The wild scene occurred after McGregor (21-4) got caught in a choke by Nurmagomedov (27-0), who defended his lightweight belt with an impressive victory over the Irish star who infamously attacked a bus carrying Nurmagomedov in Brooklyn last April.

The men in McGregor’s corner appeared to respond with taunts, and Nurmagomedov climbed over the fence and fought with Dillon Danis, a Bellator welterweight who trains with McGregor. Meanwhile, two men entered the cage and sucker-punched McGregor, who defended himself before security personnel separated everyone.

Nurmagomedov and McGregor both left the ring before the championship belt could be put around Nurmagomedov’s waist.

Before the post-fight madness, Nurmagomedov firmly asserted his grappling dominance over McGregor’s striking skill in the Irish superstar’s first MMA bout in 23 months. McGregor hadn’t been in a fight since losing his boxing match with Floyd Mayweather last year, and Nurmagomedov proved an insurmountably tough opponent for his comeback.

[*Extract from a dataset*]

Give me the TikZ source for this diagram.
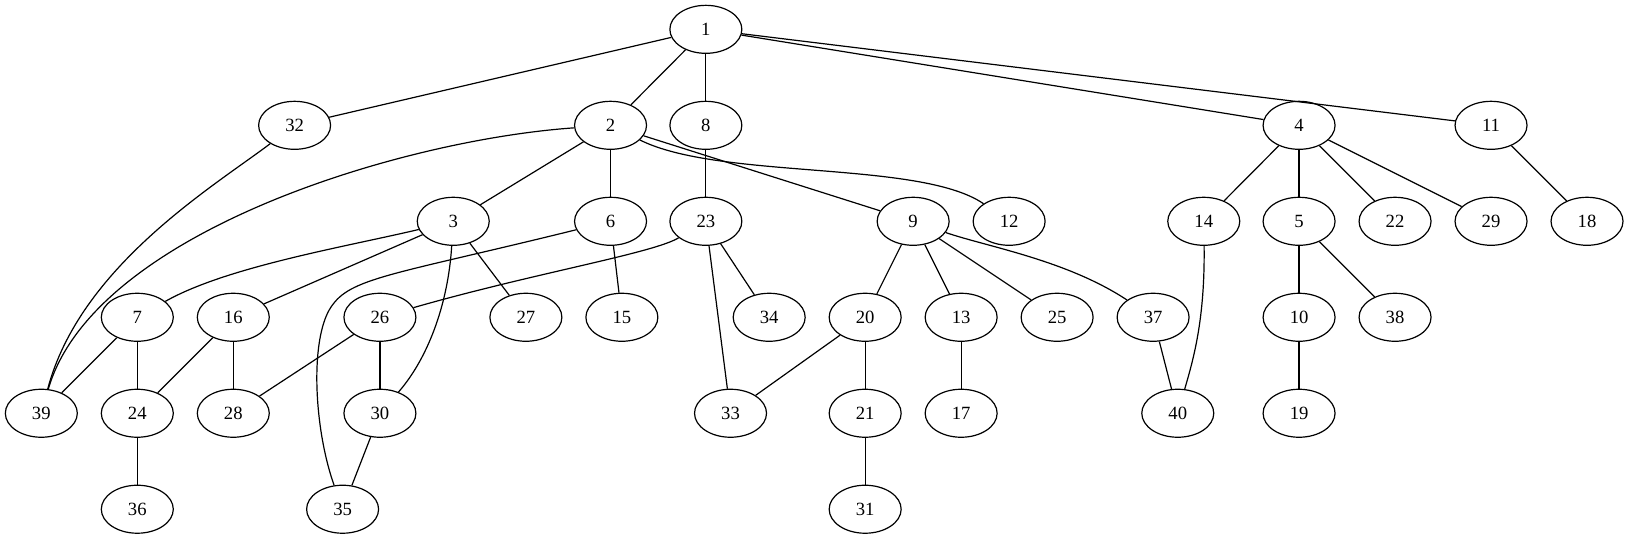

Nurmagomedov and McGregor made no secret of their mutual loathing in the past few months, and the UFC used footage of McGregor’s attack on the bus to promote UFC 229, which could be the best-selling pay-per-view card in UFC history.

Four security guards separated the fighters while they didn’t touch gloves before the bout, and Nurmagomedov went for a takedown in the opening minute while dominating the opening round.

Nurmagomedov staggered McGregor with a right hand early in the second round, but McGregor got up and landed a flying knee. Nurmagomedov made another takedown and steadily improved his position throughout a dominant round, eventually standing and raining down blows on the prone McGregor.

Nurmagomedov decided to stand and strike with McGregor in the third round, apparently unafraid of McGregor’s famed power. McGregor landed several significant shots, but Nurmagomedov took them and eventually reasserted control against the cage.

McGregor did decent work in the fourth round before Nurmagomedov got control, climbed on McGregor’s back and finally submitted the former two-division champion.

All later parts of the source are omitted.